## What you will do
Set down, exactly as written, the lines from the top of the data to the line that holds "1402, 1400, 1386];", and omit the pictures.

## Data shown
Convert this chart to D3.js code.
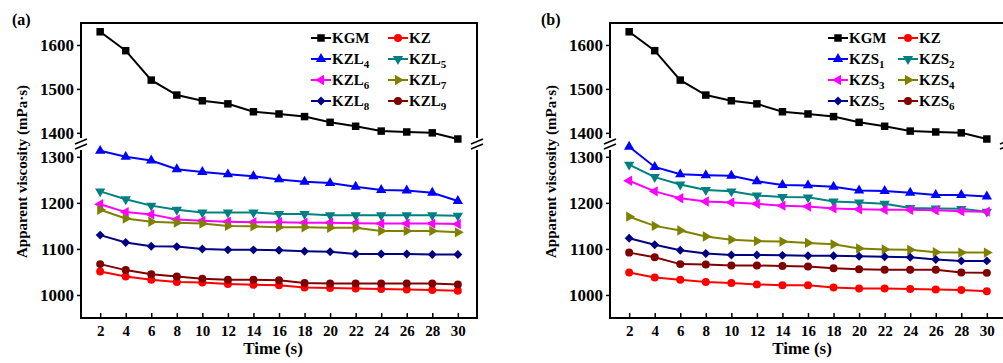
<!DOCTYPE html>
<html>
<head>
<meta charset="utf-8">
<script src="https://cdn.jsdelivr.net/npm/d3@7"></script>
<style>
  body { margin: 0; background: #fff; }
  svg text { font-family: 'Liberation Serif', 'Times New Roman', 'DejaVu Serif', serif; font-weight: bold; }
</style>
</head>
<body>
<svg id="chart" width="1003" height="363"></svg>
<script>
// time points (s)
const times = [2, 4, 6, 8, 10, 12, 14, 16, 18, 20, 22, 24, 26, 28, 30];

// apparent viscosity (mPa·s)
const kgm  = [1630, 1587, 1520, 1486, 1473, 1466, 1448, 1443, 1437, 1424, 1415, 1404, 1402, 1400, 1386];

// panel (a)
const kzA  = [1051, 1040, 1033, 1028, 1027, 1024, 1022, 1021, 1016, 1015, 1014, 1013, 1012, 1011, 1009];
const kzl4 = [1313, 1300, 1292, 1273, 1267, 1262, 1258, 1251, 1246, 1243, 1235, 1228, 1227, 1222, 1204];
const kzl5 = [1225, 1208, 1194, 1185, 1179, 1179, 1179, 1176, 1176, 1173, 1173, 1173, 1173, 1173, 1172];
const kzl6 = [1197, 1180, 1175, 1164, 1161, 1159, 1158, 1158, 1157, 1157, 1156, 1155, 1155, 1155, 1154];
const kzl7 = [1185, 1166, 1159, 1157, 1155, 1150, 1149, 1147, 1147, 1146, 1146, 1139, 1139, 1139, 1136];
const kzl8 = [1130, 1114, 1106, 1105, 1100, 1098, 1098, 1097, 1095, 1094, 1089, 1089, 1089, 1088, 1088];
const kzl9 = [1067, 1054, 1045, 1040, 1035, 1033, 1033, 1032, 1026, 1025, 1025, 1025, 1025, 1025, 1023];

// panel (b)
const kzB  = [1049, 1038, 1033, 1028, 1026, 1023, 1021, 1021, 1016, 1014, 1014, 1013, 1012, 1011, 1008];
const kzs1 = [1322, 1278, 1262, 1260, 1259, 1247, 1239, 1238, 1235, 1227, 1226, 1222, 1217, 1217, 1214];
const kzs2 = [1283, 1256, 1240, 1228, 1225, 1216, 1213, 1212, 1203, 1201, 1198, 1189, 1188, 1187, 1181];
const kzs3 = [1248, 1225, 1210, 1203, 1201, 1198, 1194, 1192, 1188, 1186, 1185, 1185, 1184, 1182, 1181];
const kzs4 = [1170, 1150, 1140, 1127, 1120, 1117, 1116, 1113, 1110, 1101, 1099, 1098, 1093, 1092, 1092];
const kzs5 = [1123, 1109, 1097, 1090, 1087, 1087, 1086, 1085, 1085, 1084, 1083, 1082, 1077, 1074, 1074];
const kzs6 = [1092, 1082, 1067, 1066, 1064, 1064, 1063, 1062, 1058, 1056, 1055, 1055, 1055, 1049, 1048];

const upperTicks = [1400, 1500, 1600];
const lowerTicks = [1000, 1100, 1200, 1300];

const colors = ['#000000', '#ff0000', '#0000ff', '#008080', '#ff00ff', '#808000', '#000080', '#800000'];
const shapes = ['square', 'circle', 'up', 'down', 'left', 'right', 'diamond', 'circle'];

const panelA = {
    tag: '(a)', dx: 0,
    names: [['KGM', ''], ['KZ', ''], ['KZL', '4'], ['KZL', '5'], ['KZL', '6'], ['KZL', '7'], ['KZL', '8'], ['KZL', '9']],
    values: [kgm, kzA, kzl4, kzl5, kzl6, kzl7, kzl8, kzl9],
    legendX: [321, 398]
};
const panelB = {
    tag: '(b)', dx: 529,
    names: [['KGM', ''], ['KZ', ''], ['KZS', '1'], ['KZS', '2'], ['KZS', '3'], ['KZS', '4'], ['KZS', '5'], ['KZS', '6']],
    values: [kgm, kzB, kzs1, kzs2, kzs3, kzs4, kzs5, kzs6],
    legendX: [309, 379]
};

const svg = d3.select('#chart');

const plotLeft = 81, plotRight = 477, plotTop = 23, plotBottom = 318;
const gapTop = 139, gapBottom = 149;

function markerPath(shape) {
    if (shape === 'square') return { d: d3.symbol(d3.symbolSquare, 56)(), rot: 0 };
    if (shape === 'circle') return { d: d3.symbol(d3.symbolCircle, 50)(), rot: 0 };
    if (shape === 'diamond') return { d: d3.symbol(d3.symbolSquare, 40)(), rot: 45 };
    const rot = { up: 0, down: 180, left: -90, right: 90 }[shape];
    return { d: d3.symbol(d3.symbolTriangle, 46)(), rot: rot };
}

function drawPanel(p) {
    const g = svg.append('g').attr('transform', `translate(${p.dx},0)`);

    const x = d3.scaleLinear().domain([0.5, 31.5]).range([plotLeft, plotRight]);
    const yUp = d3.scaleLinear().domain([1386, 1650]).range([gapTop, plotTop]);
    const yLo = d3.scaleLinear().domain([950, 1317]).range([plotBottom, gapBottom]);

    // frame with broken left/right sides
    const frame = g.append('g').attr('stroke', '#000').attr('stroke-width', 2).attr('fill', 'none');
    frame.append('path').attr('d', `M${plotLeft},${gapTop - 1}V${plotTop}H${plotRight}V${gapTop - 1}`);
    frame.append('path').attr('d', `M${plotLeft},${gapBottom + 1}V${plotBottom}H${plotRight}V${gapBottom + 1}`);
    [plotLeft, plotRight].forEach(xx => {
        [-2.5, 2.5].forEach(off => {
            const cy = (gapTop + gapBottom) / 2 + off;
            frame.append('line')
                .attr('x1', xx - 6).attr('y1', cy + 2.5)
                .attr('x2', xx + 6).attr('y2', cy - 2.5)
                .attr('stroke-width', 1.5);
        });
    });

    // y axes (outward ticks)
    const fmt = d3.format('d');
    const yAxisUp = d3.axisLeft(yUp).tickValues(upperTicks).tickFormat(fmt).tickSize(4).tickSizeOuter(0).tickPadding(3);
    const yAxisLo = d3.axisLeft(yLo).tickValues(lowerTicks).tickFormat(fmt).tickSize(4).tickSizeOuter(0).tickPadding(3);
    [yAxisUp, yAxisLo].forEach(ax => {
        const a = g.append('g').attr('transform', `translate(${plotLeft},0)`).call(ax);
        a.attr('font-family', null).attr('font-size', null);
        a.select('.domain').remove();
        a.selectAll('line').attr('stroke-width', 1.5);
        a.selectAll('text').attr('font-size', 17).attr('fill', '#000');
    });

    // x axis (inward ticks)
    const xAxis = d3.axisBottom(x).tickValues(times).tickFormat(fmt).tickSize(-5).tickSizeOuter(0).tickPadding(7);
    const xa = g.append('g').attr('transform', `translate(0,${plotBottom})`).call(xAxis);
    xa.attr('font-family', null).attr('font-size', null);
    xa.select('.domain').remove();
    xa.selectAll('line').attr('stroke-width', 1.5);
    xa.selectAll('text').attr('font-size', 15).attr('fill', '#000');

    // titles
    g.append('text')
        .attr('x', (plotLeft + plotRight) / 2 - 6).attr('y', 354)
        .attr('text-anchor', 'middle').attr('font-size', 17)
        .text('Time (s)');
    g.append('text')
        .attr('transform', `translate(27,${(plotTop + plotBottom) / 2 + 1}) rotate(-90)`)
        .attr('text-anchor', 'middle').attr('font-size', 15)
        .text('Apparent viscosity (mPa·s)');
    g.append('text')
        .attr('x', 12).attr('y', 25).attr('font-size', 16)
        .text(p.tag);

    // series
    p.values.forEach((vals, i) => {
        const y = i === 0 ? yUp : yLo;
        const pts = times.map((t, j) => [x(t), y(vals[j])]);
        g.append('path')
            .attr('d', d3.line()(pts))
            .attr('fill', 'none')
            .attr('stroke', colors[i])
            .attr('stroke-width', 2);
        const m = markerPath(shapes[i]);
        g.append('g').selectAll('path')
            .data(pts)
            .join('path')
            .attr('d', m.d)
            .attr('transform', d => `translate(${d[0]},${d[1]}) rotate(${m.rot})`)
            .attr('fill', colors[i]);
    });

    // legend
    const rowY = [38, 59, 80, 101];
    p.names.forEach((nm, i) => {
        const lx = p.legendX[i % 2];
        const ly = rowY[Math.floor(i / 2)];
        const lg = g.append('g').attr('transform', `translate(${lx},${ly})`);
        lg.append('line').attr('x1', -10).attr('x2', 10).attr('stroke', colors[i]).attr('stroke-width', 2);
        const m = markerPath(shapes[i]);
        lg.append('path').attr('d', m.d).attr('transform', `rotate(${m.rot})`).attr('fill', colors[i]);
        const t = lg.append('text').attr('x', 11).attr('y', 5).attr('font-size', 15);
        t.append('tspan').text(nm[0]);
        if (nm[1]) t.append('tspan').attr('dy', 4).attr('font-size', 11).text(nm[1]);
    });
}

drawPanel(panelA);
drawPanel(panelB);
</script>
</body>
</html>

## Exercise answer
Convert this chart to D3.js code.
<!DOCTYPE html>
<html>
<head>
<meta charset="utf-8">
<script src="https://cdn.jsdelivr.net/npm/d3@7"></script>
<style>
  body { margin: 0; background: #fff; }
  svg text { font-family: 'Liberation Serif', 'Times New Roman', 'DejaVu Serif', serif; font-weight: bold; }
</style>
</head>
<body>
<svg id="chart" width="1003" height="363"></svg>
<script>
// time points (s)
const times = [2, 4, 6, 8, 10, 12, 14, 16, 18, 20, 22, 24, 26, 28, 30];

// apparent viscosity (mPa·s)
const kgm  = [1630, 1587, 1520, 1486, 1473, 1466, 1448, 1443, 1437, 1424, 1415, 1404, 1402, 1400, 1386];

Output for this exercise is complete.